WRITTEN INSTRUCTION: Write out nothing but the lines from the first line of the entries below through the line with "(c3) at (41,435)"; no pictures go in.

RECORDS SUPPLIED:
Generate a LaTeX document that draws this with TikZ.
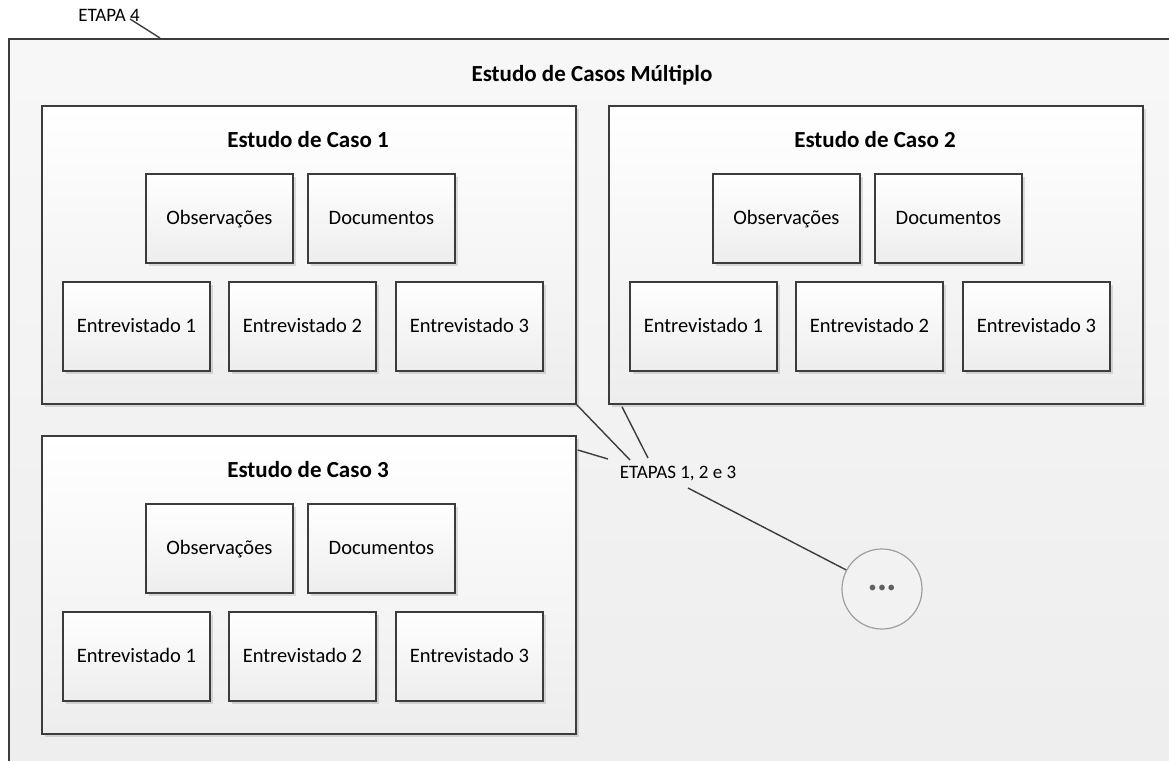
\documentclass[tikz,border=0pt]{standalone}
\usepackage{fontspec}
\setmainfont{Carlito}
\usetikzlibrary{shadows,calc}
\definecolor{edge}{HTML}{3C3C3C}
\definecolor{lowgray}{HTML}{EDEDED}
\tikzset{
  box/.style={draw=edge, line width=1.8pt, top color=white, bottom color=lowgray,
    drop shadow={shadow xshift=3pt, shadow yshift=-3pt, fill=black, opacity=0.12}},
  casebox/.style={box, minimum width=534pt, minimum height=298pt, anchor=north west},
  item/.style={box, minimum width=147pt, minimum height=89pt, anchor=north west, font=\fontsize{20.5}{24}\selectfont, inner sep=0pt, text height=1.15em, text depth=0em},
  ttl/.style={font=\bfseries\fontsize{23}{27}\selectfont},
  lbl/.style={font=\fontsize{19}{22}\selectfont, inner sep=1pt},
  conn/.style={draw=edge, line width=1.4pt},
  dots/.style={circle, draw=gray!75, line width=1.2pt, fill=white!95!black, minimum size=80pt, inner sep=0pt, text=gray!75!black}
}
\begin{document}
\begin{tikzpicture}[x=1pt,y=-1pt]
\useasboundingbox (0,0) rectangle (1169,760);
\begin{scope}
\clip (0,0) rectangle (1169,760);
\node[draw=edge, line width=1.8pt, top color=white!97!black, bottom color=lowgray, minimum width=1200pt, minimum height=760pt, anchor=north west] (outer) at (8,38) {};
\end{scope}
\node[lbl] (e4) at (109,15) {ETAPA 4};
\coordinate (e4a) at (130,19);
\coordinate (e4end) at (160,38);
\draw[conn] (e4a) -- (e4end);

\node[ttl] (main) at (592,75) {Estudo de Casos Múltiplo};

% Case boxes
\node[casebox] (c1) at (41,105) {};
\node[casebox] (c2) at (608,105) {};
\node[casebox] (c3) at (41,435) {};

\foreach \c/\x/\y/\n in {c1/41/105/1, c2/608/105/2, c3/41/435/3}{
  \node[ttl] (\c t) at ($(\x,\y)+(267,35)$) {Estudo de Caso \n};
  \node[item] (\c obs) at ($(\x,\y)+(104,68)$) {Observações};
  \node[item] (\c doc) at ($(\x,\y)+(266,68)$) {Documentos};
  \node[item] (\c e1) at ($(\x,\y)+(21,176)$) {Entrevistado 1};
  \node[item] (\c e2) at ($(\x,\y)+(187,176)$) {Entrevistado 2};
  \node[item] (\c e3) at ($(\x,\y)+(354,176)$) {Entrevistado 3};
}

\node[dots] (more) at (882,589) {\fontsize{16}{16}\selectfont\textbullet\hspace{1.5pt}\textbullet\hspace{1.5pt}\textbullet};

\node[lbl] (etapas) at (678,474) {ETAPAS 1, 2 e 3};
\draw[conn] (c1.south east) -- ($(etapas.center)+(-48,-14)$);
\draw[conn] ($(c2.south west)+(14,2)$) -- ($(etapas.center)+(-30,-16)$);
\draw[conn] ($(c3.north east)+(1,15)$) -- ($(etapas.center)+(-70,-15)$);
\draw[conn] ($(etapas.center)+(10,14)$) -- (more.152);
\end{tikzpicture}
\end{document}
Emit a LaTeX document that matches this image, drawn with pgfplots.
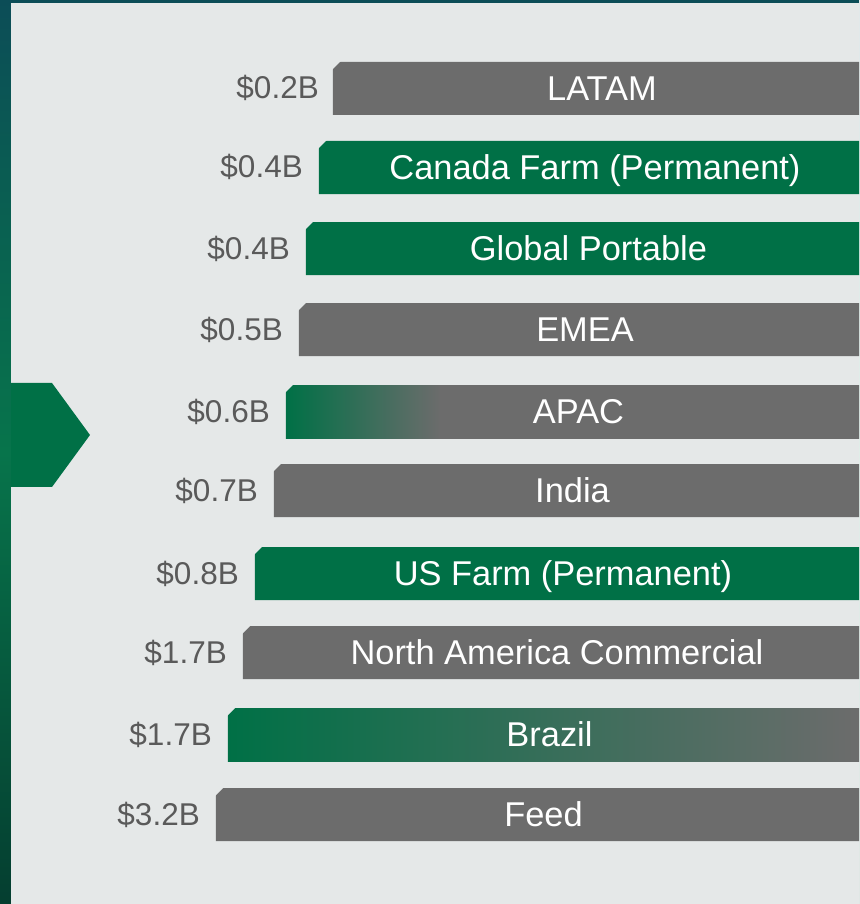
\documentclass[border=0pt]{standalone}
\usepackage{pgfplots}
\pgfplotsset{compat=1.18}
\usepackage{fontspec}
\setmainfont{Liberation Sans}

\definecolor{brandGreen}{HTML}{007046}
\definecolor{barGray}{HTML}{6C6C6C}
\definecolor{valGray}{HTML}{5A5A5A}
\definecolor{panel}{HTML}{E5E8E8}
\definecolor{darkTop}{HTML}{0C4D57}
\definecolor{darkMid}{HTML}{07744B}
\definecolor{darkBot}{HTML}{053E30}

% dollar sign that survives the meta expansion
\def\dol{\char36 }

% APAC bar: green fades into gray over the first ~27% of the bar
\pgfdeclarehorizontalshading{apacshade}{100bp}{color(0bp)=(brandGreen); color(25bp)=(brandGreen); color(38.5bp)=(barGray); color(100bp)=(barGray)}

\begin{document}
\begin{tikzpicture}[x=1pt,y=1pt]
% backdrop and panel
\shade[top color=darkTop, bottom color=darkBot, middle color=darkMid] (0,0) rectangle (859,904);
\fill[panel] (11,0) rectangle (859,901);
% chevron on the left
\fill[brandGreen] (11,521) -- (52,521) -- (90,469) -- (52,417) -- (11,417) -- cycle;

\begin{axis}[
    at={(0pt,0pt)}, anchor=south west,
    scale only axis, width=859pt, height=904pt,
    hide axis,
    xmin=0, xmax=859, ymin=0, ymax=904,
    x dir=reverse, y dir=reverse,
    xbar, bar width=53, bar shift=0pt,
    every axis plot/.append style={draw=none},
]
% bar length (px from the right edge), row centre
\addplot[fill=barGray] coordinates {(526,88.5) (560,329.5) (585,490.5) (616,652.5) (643,814.5)};
\addplot[fill=brandGreen] coordinates {(540,167.5) (553,248.5) (604,573.5)};
\addplot[shade, shading=apacshade] coordinates {(573,411.5)};
\addplot[left color=brandGreen, right color=barGray] coordinates {(631,734.5)};

% cut top-left corners
\foreach \barlen/\bartop in {526/62,540/141,553/222,560/303,573/385,585/464,604/547,616/626,631/708,643/788}{
  \edef\tmp{\noexpand\fill[panel] (axis cs:\barlen+1,\bartop-1) -- (axis cs:\barlen-8,\bartop-1) -- (axis cs:\barlen+1,\bartop+8) -- cycle;}
  \tmp
}

% value labels left of bars
\addplot[xbar=0pt, draw=none, fill=none, mark=none,
    nodes near coords, point meta=explicit symbolic,
    every node near coord/.append style={anchor=base east, yshift=-10.5pt, text=valGray,
        font=\fontsize{31.5}{36}\selectfont, inner sep=0pt}]
    coordinates {
    (540,88.5)  [\dol0.2B]
    (556,167.5) [\dol0.4B]
    (569,248.5) [\dol0.4B]
    (576,329.5) [\dol0.5B]
    (589,411.5) [\dol0.6B]
    (601,490.5) [\dol0.7B]
    (620,573.5) [\dol0.8B]
    (632,652.5) [\dol1.7B]
    (647,734.5) [\dol1.7B]
    (659,814.5) [\dol3.2B]
    };

% segment names centred in bars
\addplot[only marks, mark=none, xbar=0pt, draw=none, fill=none,
    nodes near coords, point meta=explicit symbolic,
    every node near coord/.append style={anchor=base, yshift=-12.3pt, text=white,
        font=\fontsize{34.4}{40}\selectfont, inner sep=0pt}]
    coordinates {
    (257,88.5)   [LATAM]
    (264,167.5)  [Canada Farm (Permanent)]
    (270.5,248.5)[Global Portable]
    (274,329.5)  [EMEA]
    (280.5,411.5)[APAC]
    (286.5,490.5)[India]
    (296,573.5)  [US Farm (Permanent)]
    (302,652.5)  [North America Commercial]
    (309.5,734.5)[Brazil]
    (315.5,814.5)[Feed]
    };
\end{axis}
\end{tikzpicture}
\end{document}
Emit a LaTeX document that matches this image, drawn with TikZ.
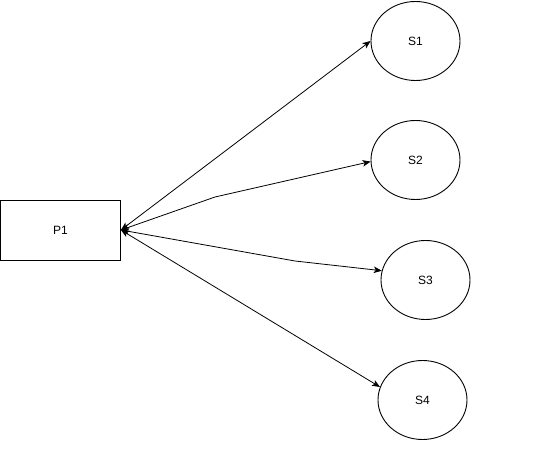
\documentclass[tikz,border=0pt]{standalone}
\usepackage{fontspec}
\setmainfont{Liberation Sans}
\usetikzlibrary{shapes.geometric,arrows.meta}
\begin{document}
\begin{tikzpicture}[x=1pt,y=-1pt,
  box/.style={draw,line width=0.9pt,minimum width=120pt,minimum height=60pt,inner sep=0pt,font=\fontsize{12}{14}\selectfont},
  st/.style={draw,ellipse,line width=0.9pt,minimum width=89pt,minimum height=79pt,inner sep=0pt,font=\fontsize{12}{14}\selectfont},
  link/.style={line width=0.8pt,{Stealth[length=8pt,width=6.5pt,inset=2pt]}-{Stealth[length=8pt,width=6.5pt,inset=2pt]}}]
\useasboundingbox[fill=white] (0,0) rectangle (549,462);
\node[box] (p1) at (60.5,230) {P1};
\node[st] (s1) at (415.5,41) {S1};
\node[st] (s2) at (415.5,160) {S2};
\node[st] (s3) at (425.5,280) {S3};
\node[st] (s4) at (422.5,400) {S4};
\coordinate (b2) at (215,197);
\coordinate (b3) at (295,261);
\draw[link] (p1.east) -- (s1.west);
\draw[link] (p1.east) -- (b2) -- (s2.182);
\draw[link] (p1.east) -- (b3) -- (s3.168);
\draw[link] (p1.east) -- (s4.163);
\end{tikzpicture}
\end{document}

RESULT:
Generate a LaTeX document that draws this with TikZ.
\documentclass[tikz,border=0pt]{standalone}
\usepackage{fontspec}
\setmainfont{Carlito}
\usetikzlibrary{shadows,calc}
\definecolor{edge}{HTML}{3C3C3C}
\definecolor{lowgray}{HTML}{EDEDED}
\tikzset{
  box/.style={draw=edge, line width=1.8pt, top color=white, bottom color=lowgray,
    drop shadow={shadow xshift=3pt, shadow yshift=-3pt, fill=black, opacity=0.12}},
  casebox/.style={box, minimum width=534pt, minimum height=298pt, anchor=north west},
  item/.style={box, minimum width=147pt, minimum height=89pt, anchor=north west, font=\fontsize{20.5}{24}\selectfont, inner sep=0pt, text height=1.15em, text depth=0em},
  ttl/.style={font=\bfseries\fontsize{23}{27}\selectfont},
  lbl/.style={font=\fontsize{19}{22}\selectfont, inner sep=1pt},
  conn/.style={draw=edge, line width=1.4pt},
  dots/.style={circle, draw=gray!75, line width=1.2pt, fill=white!95!black, minimum size=80pt, inner sep=0pt, text=gray!75!black}
}
\begin{document}
\begin{tikzpicture}[x=1pt,y=-1pt]
\useasboundingbox (0,0) rectangle (1169,760);
\begin{scope}
\clip (0,0) rectangle (1169,760);
\node[draw=edge, line width=1.8pt, top color=white!97!black, bottom color=lowgray, minimum width=1200pt, minimum height=760pt, anchor=north west] (outer) at (8,38) {};
\end{scope}
\node[lbl] (e4) at (109,15) {ETAPA 4};
\coordinate (e4a) at (130,19);
\coordinate (e4end) at (160,38);
\draw[conn] (e4a) -- (e4end);

\node[ttl] (main) at (592,75) {Estudo de Casos Múltiplo};

% Case boxes
\node[casebox] (c1) at (41,105) {};
\node[casebox] (c2) at (608,105) {};
\node[casebox] (c3) at (41,435) {};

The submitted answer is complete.